For Leeds it is all the more special as they have signed Keane on loan from Inter until the end of the season, delaying payment of the first instalment of the £12 million fee until next summer when it is hoped the deal will ultimately be signed for five years.

For Keane and O'Leary there is extra spice in the fact that in Villa and Newcastle United - whom Leeds visit on St Stephen's Day - Keane will be facing two of the clubs that tried to sign him once it became clear that Inter were prepared to listen to offers.

That was at the beginning of last week and the news brought immediate responses from Villa, Newcastle, Chelsea, West Ham, Liverpool and Sunderland. But it was Leeds, with the Irish connection of O'Leary and Keane's good friends Gary Kelly, Ian Harte and Stephen McPhail who had attracted Keane's attention. The unmistakable ambition of Leeds must also have been a factor - Keane's signing takes O'Leary's spending to £76 million in just over two years - and a further influence on Keane was the advice of David Platt. In Tony Stephens, Keane and Platt share an agent and just as Keane consulted Platt about moving to Italy before he left Coventry City in the summer, he spoke to the Nottingham Forest manager about where to go should he return to England. Platt said Elland Road.

Keane agreed, despite some audacious interest from his first English club Wolverhampton Wanderers and the Leeds chairman, Peter Ridsdale, was thankful last night that Inter had been flexible in their dealings with Keane.
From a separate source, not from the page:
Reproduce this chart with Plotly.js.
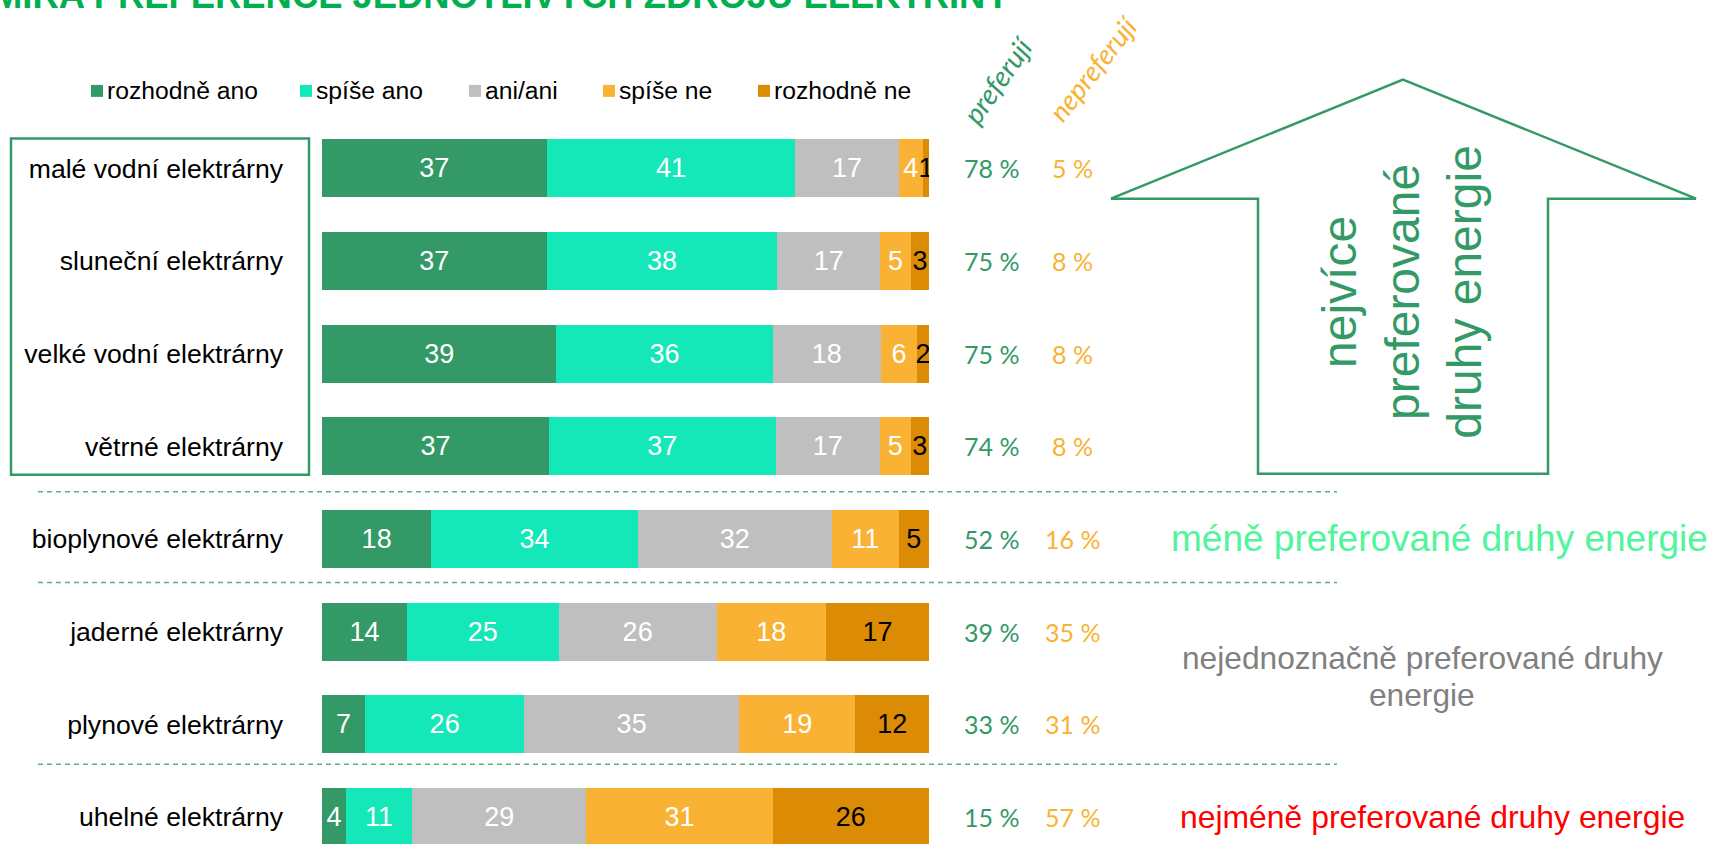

Although the Italians would have taken £12 million of anyone's money they left the ultimate decision on Keane's destination to the player himself.

Moreover, once Keane was adamant Leeds was to be his next club, Inter had to bow to the financial reality that Leeds's free spending has left the club's bank account battered. After buying Mark Viduka, Olivier Dacourt and Dominic Matteo in the summer and then Rio Ferdinand last month - for £18 million - Leeds simply cannot afford £12 million at this point.

Ridsdale did not put it as bluntly as that of course. "After spending £18 million on Rio Ferdinand we felt it imprudent to spend another £12 million immediately," said Ridsdale. "But by getting Robbie on loan we have got the player we want without it impacting on our finances.

"I would like to thank Inter Milan for their co-operation on this deal because there was a huge amount of interest in Robbie. It is to their credit they asked him which club he preferred. We are delighted he chose us."

Neither O'Leary nor Keane would comment last night but Keane must have been reflecting on the nature of football's fame game. At the start of the year 2000 Keane had been a Coventry player scoring against Chelsea. By July not only had Keane said goodbye to Coventry but he had joined one of the biggest clubs in world football for £13 million. One of the other strikers there was called Ronaldo.

At his tender age Keane impresses everyone with his maturity but even he must have been taken aback by the turn of events. Then Inter had a bad opening to their European and domestic campaign, coach Marcello Lippi was sacked and his replacement Marco Tardelli seemed to be less keen on Robbie than his predecessor.

Elsewhere, however, many remained keen and once Leeds got the nod from the player last week it was only a matter of time before Leeds and Keane were sharing a common future. Beginning today.